— start RECORDS FOR THE TASK —
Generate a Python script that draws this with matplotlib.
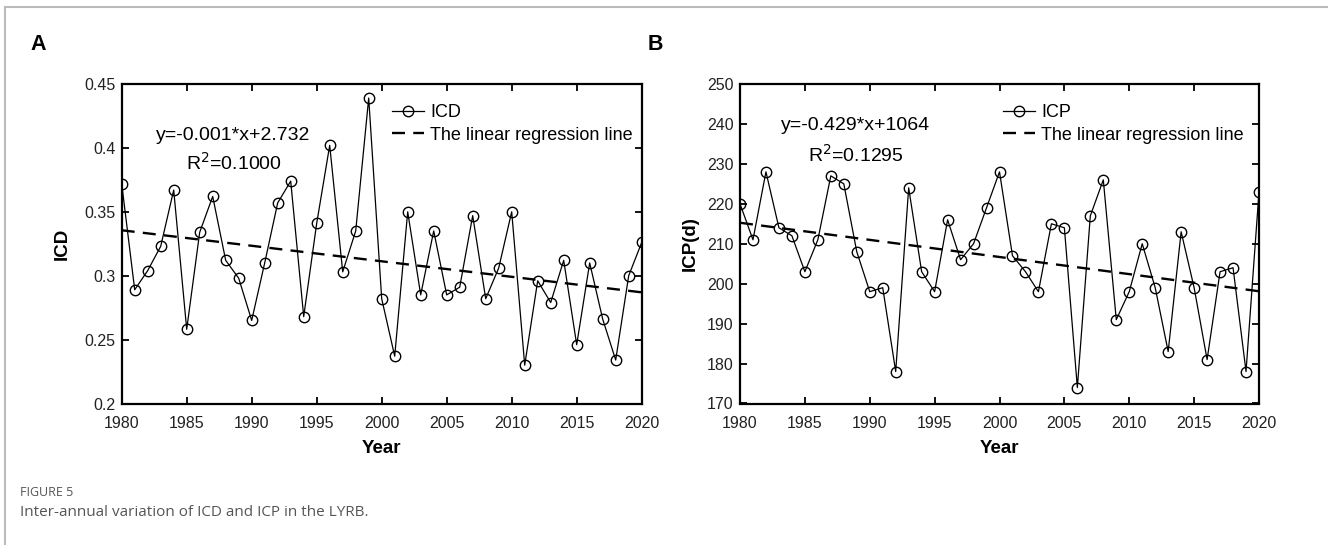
import numpy as np
import matplotlib
matplotlib.use("Agg")
import matplotlib.pyplot as plt
from matplotlib.lines import Line2D

plt.rcParams['font.family'] = ['Liberation Sans', 'DejaVu Sans']

years = list(range(1980, 2021))
icd = [0.372, 0.289, 0.304, 0.323, 0.367, 0.258, 0.334, 0.362, 0.312, 0.298,
       0.265, 0.310, 0.357, 0.374, 0.268, 0.341, 0.402, 0.303, 0.335, 0.439,
       0.282, 0.237, 0.350, 0.285, 0.335, 0.285, 0.291, 0.347, 0.282, 0.306,
       0.350, 0.230, 0.296, 0.279, 0.312, 0.246, 0.310, 0.266, 0.234, 0.300,
       0.326]
icp = [220, 211, 228, 214, 212, 203, 211, 227, 225, 208,
       198, 199, 178, 224, 203, 198, 216, 206, 210, 219,
       228, 207, 203, 198, 215, 214, 174, 217, 226, 191,
       198, 210, 199, 183, 213, 199, 181, 203, 204, 178,
       223]

panel_letters = ["A", "B"]
ylabels = ["ICD", "ICP(d)"]
series_names = ["ICD", "ICP"]
equations = ["y=-0.001*x+2.732", "y=-0.429*x+1064"]
r2_texts = ["R$^{2}$=0.1000", "R$^{2}$=0.1295"]
reg_label = "The linear regression line"
ylims = [(0.2, 0.45), (170, 250)]
yticks = [[0.2, 0.25, 0.3, 0.35, 0.4, 0.45], [170, 180, 190, 200, 210, 220, 230, 240, 250]]
yticklabels = [["0.2", "0.25", "0.3", "0.35", "0.4", "0.45"],
               ["170", "180", "190", "200", "210", "220", "230", "240", "250"]]
xticks = [1980, 1985, 1990, 1995, 2000, 2005, 2010, 2015, 2020]
caption_head = "FIGURE 5"
caption_text = "Inter-annual variation of ICD and ICP in the LYRB."

W, H = 1328, 545
fig = plt.figure(figsize=(W / 100, H / 100), dpi=100)

def px(x0, y0, x1, y1):
    return [x0 / W, 1 - y1 / H, (x1 - x0) / W, (y1 - y0) / H]

axes_px = [(121.7, 84, 641.7, 403.5), (740, 84, 1259, 403.5)]
data = [icd, icp]
eq_pos = [(1988.6, 0.410, 0.388), (1988.9, 239.6, 232.2)]
ylabel_x = [71, 699]
letter_x = [30, 648]

for i in range(2):
    ax = fig.add_axes(px(*axes_px[i]))
    y = np.array(data[i], dtype=float)
    x = np.array(years, dtype=float)
    ax.plot(x, y, color='black', lw=0.9, marker='o', ms=7.5, mfc='none',
            mec='black', mew=1.0, label=series_names[i])
    coef = np.polyfit(x, y, 1)
    ax.plot(x, np.polyval(coef, x), color='black', lw=1.7, ls=(0, (5.5, 3.5)),
            label=reg_label)
    ax.set_xlim(1980, 2020)
    ax.set_ylim(*ylims[i])
    ax.set_xticks(xticks)
    ax.set_xticklabels([str(t) for t in xticks], fontsize=11.5, color='#222222')
    ax.set_yticks(yticks[i])
    ax.set_yticklabels(yticklabels[i], fontsize=11.5, color='#222222')
    ax.tick_params(direction='in', length=5, width=1.3, top=True, right=True)
    ax.tick_params(axis='x', pad=8.7)
    ax.tick_params(axis='y', pad=4.5)
    for s in ax.spines.values():
        s.set_linewidth(1.6)
    ax.set_xlabel("Year", fontsize=13.5, fontweight='bold', labelpad=6.5)
    ax.set_ylabel(ylabels[i], fontsize=13.5, fontweight='bold')
    ax.yaxis.set_label_coords((ylabel_x[i] - axes_px[i][0]) / (axes_px[i][2] - axes_px[i][0]), 0.5)
    ex, ey1, ey2 = eq_pos[i]
    ax.text(ex, ey1, equations[i], fontsize=14, ha='center', va='center')
    ax.text(ex, ey2, r2_texts[i], fontsize=14, ha='center', va='center')
    lx = (392 - 121.7) / 520 if i == 0 else (1003 - 740) / 519
    ax.legend(loc='upper left', bbox_to_anchor=(lx, 0.937), frameon=False, fontsize=13,
              handlelength=1.75, handletextpad=0.35, labelspacing=0.3,
              borderpad=0, borderaxespad=0)
    fig.text(letter_x[i] / W, 1 - 45 / H, panel_letters[i], fontsize=15.5,
             fontweight='bold', ha='left', va='center')

# frame lines of the page
fig.add_artist(Line2D([5 / W, 1], [1 - 7 / H, 1 - 7 / H], color='#bbbbbb', lw=1.5))
fig.add_artist(Line2D([5 / W, 5 / W], [0, 1 - 7 / H], color='#bbbbbb', lw=1.5))

fig.text(20 / W, 1 - 493 / H, caption_head, fontsize=9, color='#555555',
         family=['Open Sans', 'DejaVu Sans'], va='center', ha='left')
fig.text(20 / W, 1 - 513 / H, caption_text, fontsize=11, color='#555555',
         family=['Open Sans', 'DejaVu Sans'], va='center', ha='left')

fig.savefig("out.png", dpi=100)
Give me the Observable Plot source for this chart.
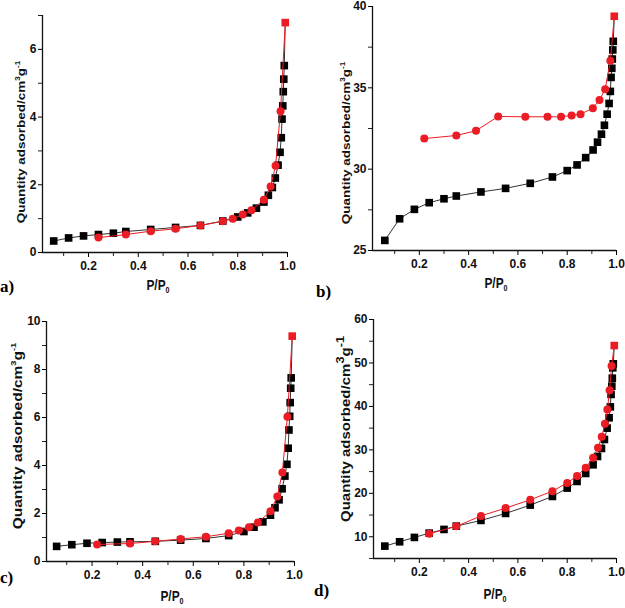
<!DOCTYPE html>
<html>
<head>
<meta charset="utf-8">
<script src="https://cdn.jsdelivr.net/npm/d3@7"></script>
<script src="https://cdn.jsdelivr.net/npm/@observablehq/plot@0.6"></script>
<style>
  html, body { margin: 0; padding: 0; background: #fff; }
  #root { position: relative; width: 625px; height: 608px; overflow: hidden; font-family: "Liberation Sans", Arial, sans-serif; }
  .panel { position: absolute; }
  .ytitle { position: absolute; transform: translate(-50%, -50%) rotate(-90deg) scaleY(0.85); white-space: nowrap; font-weight: bold; font-size: 13.5px; color: #111; font-family: "Liberation Sans", Arial, sans-serif; }
  .ytitle sup { font-size: 60%; vertical-align: 0.75em; line-height: 0; }
  .ytitle.big sup { font-size: 85%; vertical-align: 0.5em; }
  .xtitle { position: absolute; transform: translate(-50%, -50%) scaleX(0.85); white-space: nowrap; font-weight: bold; font-size: 14px; color: #111; font-family: "Liberation Sans", Arial, sans-serif; }
  .xtitle sub { font-size: 60%; vertical-align: -0.35em; line-height: 0; }
  .tag { position: absolute; font-family: "Liberation Serif", "Times New Roman", serif; font-weight: bold; font-size: 17px; color: #000; transform: translate(0, -50%); }
</style>
</head>
<body>
<div id="root"></div>
<script>
// ---- Data ----
// relative pressure of adsorption branch (black squares)
const pAds = [0.06, 0.12, 0.18, 0.24, 0.30, 0.35, 0.45, 0.55, 0.65, 0.74, 0.80, 0.84, 0.875, 0.905, 0.923, 0.939, 0.951, 0.962, 0.970, 0.975, 0.978, 0.981, 0.983, 0.985, 0.987, 0.991];
// relative pressure of desorption branch (red circles)
const pDesA = [0.24, 0.35, 0.45, 0.55, 0.65, 0.74, 0.78, 0.82, 0.855, 0.905, 0.932, 0.952, 0.972, 0.991];
const pDesB = [0.22, 0.35, 0.43, 0.52, 0.63, 0.72, 0.775, 0.818, 0.854, 0.904, 0.931, 0.954, 0.975, 0.991];
const pDesC = [0.22, 0.35, 0.45, 0.55, 0.65, 0.74, 0.78, 0.82, 0.855, 0.905, 0.932, 0.952, 0.972, 0.991];
const pDesD = [0.24, 0.35, 0.45, 0.55, 0.65, 0.74, 0.80, 0.84, 0.875, 0.905, 0.925, 0.94, 0.953, 0.963, 0.972, 0.98, 0.991];

const adsA = [0.34, 0.43, 0.49, 0.53, 0.57, 0.62, 0.68, 0.74, 0.80, 0.93, 1.05, 1.17, 1.31, 1.49, 1.69, 1.92, 2.20, 2.58, 2.96, 3.39, 3.94, 4.33, 4.75, 5.12, 5.52, 6.79];
const desA = [0.44, 0.53, 0.63, 0.70, 0.80, 0.92, 1.00, 1.12, 1.25, 1.56, 1.95, 2.56, 4.17, 6.79];

const adsB = [25.62, 26.95, 27.53, 27.94, 28.18, 28.35, 28.60, 28.82, 29.13, 29.52, 29.91, 30.26, 30.71, 31.18, 31.66, 32.15, 32.70, 33.38, 34.04, 34.78, 35.64, 36.20, 36.77, 37.33, 37.86, 39.40];
const desB = [31.88, 32.07, 32.36, 33.24, 33.22, 33.22, 33.22, 33.30, 33.38, 33.75, 34.25, 34.92, 36.67, 39.40];

const adsC = [0.63, 0.70, 0.76, 0.79, 0.81, 0.82, 0.84, 0.89, 0.96, 1.08, 1.25, 1.43, 1.65, 1.93, 2.24, 2.57, 3.03, 3.56, 4.05, 4.72, 5.48, 6.05, 6.62, 7.22, 7.65, 9.39];
const desC = [0.71, 0.75, 0.84, 0.94, 1.03, 1.18, 1.29, 1.43, 1.62, 2.09, 2.71, 3.71, 6.03, 9.39];

const adsD = [7.85, 8.85, 9.85, 10.84, 11.69, 12.45, 13.76, 15.37, 17.29, 19.28, 21.2, 22.73, 24.57, 26.56, 28.48, 30.32, 32.39, 35.0, 37.38, 39.9, 42.75, 44.66, 46.5, 48.88, 49.8, 54.0];
const desD = [10.7, 12.4, 14.8, 16.6, 18.5, 20.5, 22.4, 24.0, 25.9, 28.2, 30.5, 33.0, 36.0, 39.3, 43.7, 49.3, 54.0];

// tick labels
const xMajor = [0.2, 0.4, 0.6, 0.8, 1.0];
const xMinor = [0.1, 0.3, 0.5, 0.7, 0.9];
const yMajorA = [0, 2, 4, 6], yMinorA = [1, 3, 5, 7];
const yMajorB = [25, 30, 35, 40], yMinorB = [27.5, 32.5, 37.5];
const yMajorC = [0, 2, 4, 6, 8, 10], yMinorC = [1, 3, 5, 7, 9];
const yMajorD = [10, 20, 30, 40, 50, 60], yMinorD = [5, 15, 25, 35, 45, 55];

const panelTags = ["a)", "b)", "c)", "d)"];
const xTitle = "P/P<sub>0</sub>";
const yTitle = "Quantity adsorbed/cm<sup>3</sup>g<sup>-1</sup>";

const RED = "#ec1c24";
const BLACK = "#000";
const SANS = "'Liberation Sans', Arial, sans-serif";

function zip(xs, ys) { return xs.map((x, i) => ({x, y: ys[i]})); }

function panel(cfg) {
  const ads = zip(pAds, cfg.ads);
  const des = zip(cfg.pDes, cfg.des);
  const tickFont = {fontSize: 12, fontWeight: "bold", fill: "#111", fontFamily: SANS};
  return Plot.plot({
    width: cfg.width, height: cfg.height,
    marginLeft: cfg.m[0], marginRight: cfg.m[1], marginTop: cfg.m[2], marginBottom: cfg.m[3],
    style: {fontFamily: SANS, background: "transparent", overflow: "visible"},
    x: {domain: cfg.xDomain, axis: null},
    y: {domain: cfg.yDomain, axis: null},
    marks: [
      Plot.axisX(xMinor, {tickSize: 4, tickFormat: () => "", label: null, stroke: "#222"}),
      Plot.axisX(xMajor, {tickSize: 5, tickPadding: 4, tickFormat: d3.format(".1f"), label: null, ...tickFont}),
      Plot.axisY(cfg.yMinor, {tickSize: 4, tickFormat: () => "", label: null, stroke: "#222"}),
      Plot.axisY(cfg.yMajor, {tickSize: 4, tickPadding: 2, tickFormat: d => String(d), label: null, ...tickFont}),
      Plot.ruleX([cfg.xDomain[0]], {stroke: "#111", strokeWidth: 1.3}),
      Plot.ruleY([cfg.yDomain[0]], {stroke: "#111", strokeWidth: 1.3}),
      Plot.line(ads, {x: "x", y: "y", stroke: "#333", strokeWidth: 1}),
      Plot.dot(ads.slice(0, -1), {x: "x", y: "y", symbol: "square", r: 4.3, fill: BLACK, stroke: "none"}),
      Plot.line(des, {x: "x", y: "y", stroke: RED, strokeWidth: 1}),
      Plot.dot(des.slice(0, -1), {x: "x", y: "y", symbol: "circle", r: 4, fill: RED, stroke: "none"}),
      Plot.dot(ads.slice(-1), {x: "x", y: "y", symbol: "square", r: 4.3, fill: RED, stroke: "none"})
    ]
  });
}

const root = document.getElementById("root");
const panels = [
  {left: 0, top: 0, width: 312, height: 304, m: [42, 25, 15, 52], xDomain: [0.015, 1.0], yDomain: [0, 7], yMajor: yMajorA, yMinor: yMinorA, ads: adsA, pDes: pDesA, des: desA,
   ytitle: [21, 142], yfs: 13.5, xtitle: [158, 285], tag: [0, 287], big: false},
  {left: 312, top: 0, width: 313, height: 304, m: [60, 9, 6, 54], xDomain: [0.01, 1.0], yDomain: [25, 40], yMajor: yMajorB, yMinor: yMinorB, ads: adsB, pDes: pDesB, des: desB,
   ytitle: [346, 143], yfs: 13.5, xtitle: [496, 283], tag: [316, 292], big: false},
  {left: 0, top: 304, width: 312, height: 304, m: [46, 18, 17, 47], xDomain: [0.02, 1.0], yDomain: [0, 10], yMajor: yMajorC, yMinor: yMinorC, ads: adsC, pDes: pDesC, des: desC,
   ytitle: [18, 436], yfs: 15.5, xtitle: [172, 596], tag: [0, 578], big: false},
  {left: 312, top: 304, width: 313, height: 304, m: [61, 9, 15, 50], xDomain: [0.014, 1.0], yDomain: [5, 60], yMajor: yMajorD, yMinor: yMinorD, ads: adsD, pDes: pDesD, des: desD,
   ytitle: [345, 429], yfs: 15, xtitle: [495, 594], tag: [314, 591], big: true}
];

panels.forEach((p, i) => {
  const svg = panel(p);
  svg.classList.add("panel");
  svg.style.left = p.left + "px";
  svg.style.top = p.top + "px";
  root.appendChild(svg);

  const yt = document.createElement("div");
  yt.className = "ytitle" + (p.big ? " big" : "");
  yt.innerHTML = yTitle;
  yt.style.left = p.ytitle[0] + "px";
  yt.style.top = p.ytitle[1] + "px";
  yt.style.fontSize = p.yfs + "px";
  root.appendChild(yt);

  const xt = document.createElement("div");
  xt.className = "xtitle";
  xt.innerHTML = xTitle;
  xt.style.left = p.xtitle[0] + "px";
  xt.style.top = p.xtitle[1] + "px";
  root.appendChild(xt);

  const tg = document.createElement("div");
  tg.className = "tag";
  tg.textContent = panelTags[i];
  tg.style.left = p.tag[0] + "px";
  tg.style.top = p.tag[1] + "px";
  root.appendChild(tg);
});
</script>
</body>
</html>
— end RECORDS FOR THE TASK —
> [SET PROBLEM]
Please quote exactly the run of lines that starts the entries and ends at the line containing "plt.rcParams['font.family'] = ['Liberation", leaving out every picture.

> [RESULT OF THIS TASK]
Generate a Python script that draws this with matplotlib.
import numpy as np
import matplotlib
matplotlib.use("Agg")
import matplotlib.pyplot as plt
from matplotlib.lines import Line2D

plt.rcParams['font.family'] = ['Liberation Sans', 'DejaVu Sans']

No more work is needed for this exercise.